REPUBLIKA.CO.ID, JAKARTA -– Pemilihan anggota legislatif berdasarkan sistem proporsional terbuka baru (caleg terpilih berdasar suara terbanyak) dipraktikkan dua kali di Indonesia. Namun menjelang penggunaannya yang ketiga kali, muncul usulan untuk merubahnya menjadi sistem proposional tertutup (caleg terpilih berdasar nomor urut).
Menanggapi wacana ini, Direktur Lingkar Madani untuk Indonesia (LIMA) Ray Rangkuti meminta partai politik tidak bereksperimen hanya karena sistem yang tidak menguntungkan mereka. “Perubahan sistem pemilu harus dibuat dalam konteks penguatan posisi pemilih, bukan posisi parpol,” ujarnya saat dihubungi Republika.co.id.
Indonesia telah berulang kali mengganti sistem pemilu. Hingga kini pun tidak diketahui pasti sistem apa yang paling cocok karena sering diubah. Saat ditanya mana yang lebih baik antara sistem proporsional terbuka atau tertutup, Ray menyebut hal itu tergantung apa yang ingin diperkuat.
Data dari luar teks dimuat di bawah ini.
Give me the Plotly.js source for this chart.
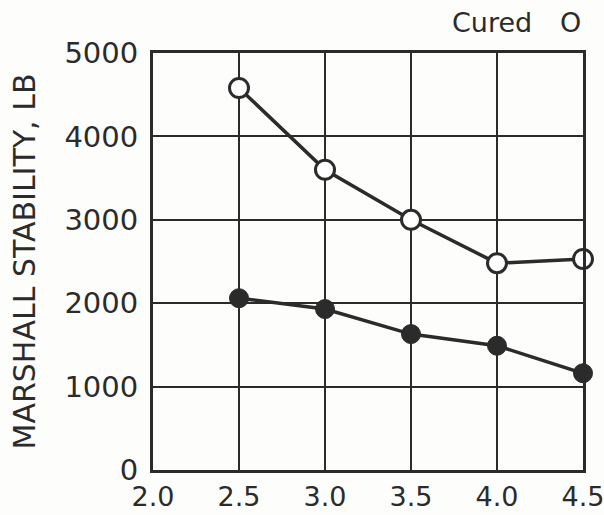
<!DOCTYPE html>
<html><head><meta charset="utf-8">
<script src="https://cdn.plot.ly/plotly-3.0.1.min.js"></script>
<style>html,body{margin:0;padding:0;background:#fdfdfb;}</style>
</head><body>
<div id="chart" style="width:604px;height:515px;"></div>
<script>
const asphaltContent = [2.5, 3.0, 3.5, 4.0, 4.5];
const curedStability = [4580, 3600, 3000, 2480, 2530];
const uncuredStability = [2060, 1930, 1630, 1490, 1160];
const xTicks = [2.0, 2.5, 3.0, 3.5, 4.0, 4.5];
const xTickText = ['2.0', '2.5', '3.0', '3.5', '4.0', '4.5'];
const yTicks = [0, 1000, 2000, 3000, 4000, 5000];

const ink = '#2b2b2b';
const font = 'DejaVu Sans, sans-serif';

const traces = [
  {x: asphaltContent, y: uncuredStability, mode: 'lines+markers', name: 'Uncured',
   line: {color: ink, width: 3.5},
   marker: {symbol: 'circle', size: 19, color: ink, line: {color: ink, width: 1}},
   cliponaxis: false, showlegend: false},
  {x: asphaltContent, y: curedStability, mode: 'lines+markers', name: 'Cured',
   line: {color: ink, width: 3.5},
   marker: {symbol: 'circle', size: 19, color: '#ffffff', line: {color: ink, width: 3}},
   cliponaxis: false, showlegend: false}
];

const layout = {
  width: 604, height: 515,
  margin: {l: 153, r: 21, t: 53, b: 45},
  paper_bgcolor: '#fdfdfb', plot_bgcolor: '#fdfdfb',
  font: {family: font, color: ink, size: 25},
  showlegend: false,
  xaxis: {range: [2.0, 4.5], tickvals: xTicks, ticktext: xTickText,
    showgrid: true, gridcolor: ink, gridwidth: 2,
    showline: true, linecolor: ink, linewidth: 3, mirror: true,
    zeroline: false, ticks: '', ticklabelstandoff: 1, automargin: false,
    ticklabeloverflow: 'allow',
    tickfont: {family: font, size: 27, color: ink}},
  yaxis: {range: [0, 5000], tickvals: yTicks,
    showgrid: true, gridcolor: ink, gridwidth: 2,
    showline: true, linecolor: ink, linewidth: 3, mirror: true,
    zeroline: false, ticks: '', ticklabelstandoff: 6, automargin: false,
    ticklabeloverflow: 'allow',
    tickfont: {family: font, size: 29, color: ink},
    title: {text: 'MARSHALL STABILITY, LB', standoff: 20,
      font: {family: font, size: 30, color: ink}}},
  annotations: [
    {xref: 'paper', yref: 'paper', x: 0.885, y: 1.074, xanchor: 'right', yanchor: 'middle',
     text: 'Cured', showarrow: false, font: {family: font, size: 27, color: ink}},
    {xref: 'paper', yref: 'paper', x: 0.97, y: 1.074, xanchor: 'center', yanchor: 'middle',
     text: 'O', showarrow: false, font: {family: font, size: 27, color: ink}}
  ]
};

Plotly.newPlot('chart', traces, layout, {displayModeBar: false, staticPlot: true});
</script>
</body></html>
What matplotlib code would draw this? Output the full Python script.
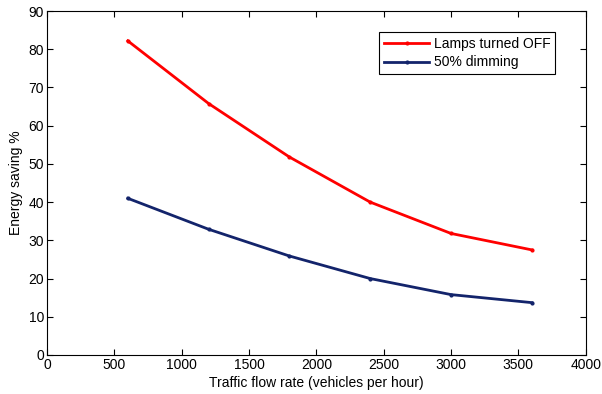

Apabila ingin mendominasi parpol dan menekan biaya tidak terlalu besar, maka bisa memilih sistem proporsional tertutup. Lewat sistem ini, calon legislatif (caleg) tidak akan berani bersikap kritis terhadap partai. Partai pun dengan leluasa mengontrol caleg.
Sebaliknya, jika ingin memperkuat posisi pemilih maka sistem proporsional terbuka sangatlah cocok. Di sistem ini, pemilih merasa penting untuk datang ke tempat pemungutan suara (TPS) karena bisa memilih caleg secara langsung. “Apapun variannya, boleh-boleh saja selama masih varian proporsional. Tinggal kita mau memperkuat yang mana,” kata Ray.
Dia menyebut selama lebih dari 30 tahun, Indonesia berulangkali menggunakan sistem proporsional tertutup. Efeknya adalah terabaikannya aspirasi masyarakat. Tak hanya itu, caleg pun seolah tidak mempunyai daya tawar. Ketaatan caleg pun ditujukan ke partai, bukan pemilih.